Maybe if they all peed into the reservoirs.
No, the decimation of the nations most productive farming region (California) occurred by court order to save the f***ing snail darter in the Sacramento delta. Half of all precipitation is washed out to sea for this stupid, non-native species. F***ing environmentalist wackos.
charges that livestock production and meat processing consume too much water
And, there it is. Bogus excuses in order to attack what they really hate, animal consumption. More lies by the PETA type fools.
no no no as algore tells it, it will both flood the oceans and parch the deserts. and if we ask questions we are lower than a neanderthal’s knee.
Cut bait fish
I believe you are thinking of the Delta Smelt.
If there is a shortage of water, it’s because government is in charge of it. As Milton Friedman said, if you put the government in charge of the deserts, there would soon be a shortage of sand.

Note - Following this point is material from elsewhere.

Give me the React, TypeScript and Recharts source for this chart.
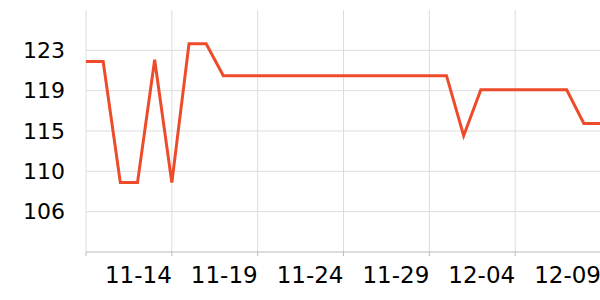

Lake Shasta in Northern California is an empty Mud Hole.
and the state is trying to cut off the water to an entire town (Mountain House Ca.)
and fining Tracy irrigation district for pumping water they have a right to.
Fascist Marxist Bastards in Sacramento.
Water has been more precious and in shorter supply, the loser writing this just does not know history.
A quick google of Great Depression and dust bowl might help give him a clue.
Technology is currently capable of desalination at a very economical price in areas where rain fall is unreliable and many parts of the United States are actually more concerned with floods.
The problem is not lack of water, it's lack of distribution infrastructure and lack of will to develop resources and confront “environmentalists” who oppose such development.
Water gets cut off.
People move out.
Land gets bought at fire-sale prices.
Water comes back on.
Follow the money.
I am under the impression that this is a government caused water crisis.
Not to say that there isn’t a drought, but the government has closed off lot of options out west and let in a lot of illegal aliens.
Ah, yes. You are correct. Thanks.
D*** delta smelts!
Correctomundo. Environmentalists caused this water situation deliberately.